Mashaan blog

Fine-tuning a Vision Transformer

Acknowledgement

Most of the instruction in this tutorial were taken from Vision Transformer and MLP-Mixer Architectures. Thanks to Google’s TPU Research Cloud (TRC) for making cloud TPUs available for my use.

References

@article{dosovitskiy2020vit,
title   = {An Image is Worth 16x16 Words: Transformers for Image Recognition at Scale},
author  = {Dosovitskiy, Alexey and Beyer, Lucas and Kolesnikov, Alexander and Weissenborn, Dirk and Zhai, Xiaohua and Unterthiner, Thomas and  Dehghani, Mostafa and Minderer, Matthias and Heigold, Georg and Gelly, Sylvain and Uszkoreit, Jakob and Houlsby, Neil},
journal = {ICLR},
year    = {2021}
}

@software{jax2018github,
author  = {James Bradbury and Roy Frostig and Peter Hawkins and Matthew James Johnson and Chris Leary and Dougal Maclaurin and George Necula and Adam Paszke and Jake Vander{P}las and Skye Wanderman-{M}ilne and Qiao Zhang},
title   = {JAX: composable transformations of Python+NumPy programs},
url     = {http://github.com/jax-ml/jax},
version = {0.3.13},
year    = {2018},
}

ViT Architecture

There are 4 classes in models_vit.py that represent the architecture of a vision transformer:

AddPositionEmbs: Adds learned positional embeddings to the inputs. It’s called at the beginning of class Encoder to add positional embeddings to patches.

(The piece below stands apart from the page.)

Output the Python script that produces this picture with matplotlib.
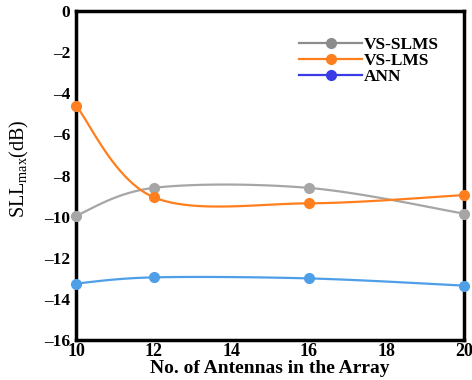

MlpBlock: Transformer MLP which got called at the end of Encoder1DBlock after perfroming attention.

class MlpBlock(nn.Module):
  x = nn.Dense(inputs)    # dense layer
  x = nn.gelu(x)          # nonlinearity
  output = nn.Dense(x)    # dense layer
  return output

Encoder1DBlock: Transformer encoder layer which got called iteratively inside Encoder class, each iteration represents a transformer layer. Encoder1DBlock performs the following tasks:

class Encoder1DBlock(nn.Module):
  x = nn.LayerNorm(inputs)        # LayerNorm
  x = nn.MultiHeadAttention(x)    # attention
  x = x + inputs                  # residuals
  y = nn.LayerNorm(x)             # LayerNorm
  y = MlpBlock(y)                 # mlp
  return x + y                    # residuals

Encoder: It adds the positional encoding then runs a number of Encoder1DBlock layers. The following pseudocode summarises the class Encoder tasks:

class Encoder(nn.Module):
  x = AddPositionEmbs(x)          # positional encoding
  for lyr in range(num_layers):   # looping over transformer layers   
      x = Encoder1DBlock(x)       # a single transformer layer
  encoded = nn.LayerNorm(x)       # LayerNorm
  return encoded

VisionTransformer: It splits the images into patches, then runs the transformer layers. At the end, it runs an mlp to get the preditions. Here is a pseudocode for VisionTransformer class:

class VisionTransformer(nn.Module):
  x = nn.Conv(x)                      # split an image into patches using nn.conv layer
  x = jnp.reshape(x, [n, h * w, c])   # flatten height and width
  x = encoder(x)                      # run the patches through class Encoder
  x = nn.Dense(x)                     # mlp head
  return x

Datasets

imagenet21k

ImageNet21k contains 14,197,122 images divided into 21,841 classes. Images are usually resized $224 \times 224$ pixels.

cifar10

cifar10 contains 60,000 divided into 10 classes, with 6000 images per class. All images are of size $32 \times 32$ pixels.

How does this repository fine-tune a model?

params are initialized randomly in train.py.
The random params are passed to checkpoint.py along with a path to the pretrained model.
All params are replaced with the ones in the pretrained model using inspect_params function.
The parameters of the head layer are set back to random.

Checking VM specs

to check the memory on VM:

free -h

disk check:

df -h

I couldn’t find a terminal command to check TPUs. But we can check how many TPUs we have by running the following jax command:

python -c 'import jax; print(jax.devices())'

Fine-tuning

Check conda environments, then create a new one for ViT fine-tuning.

conda env list

conda create --name ViT     # create a new conda environment
conda activate ViT

Clone the vision transformer repository and change the directory to get inside the folder.

git clone --depth=1 https://github.com/google-research/vision_transformer
cd vision_transformer

Install the requirements specific for a TPU virtual machine.

pip install -r vit_jax/requirements-tpu.txt

We’re going to run the fine-tuning script for $2000$ steps to save some time. I already run the fine-tuning script for $10000$ steps, and I got these results:

step	train loss	test accuracy
200	0.9816	0.9567
1000	0.3115	0.9848
2000	0.3293	0.9877
5000	0.3831	0.9891
7000	0.2774	0.9893
10000	0.3059	0.9896

python -m vit_jax.main --workdir=/tmp/vit-$(date +%s) \
    --config=$(pwd)/vit_jax/configs/vit.py:b16,cifar10 \
    --config.pretrained_dir='gs://vit_models/imagenet21k'\
    --config.total_steps=2000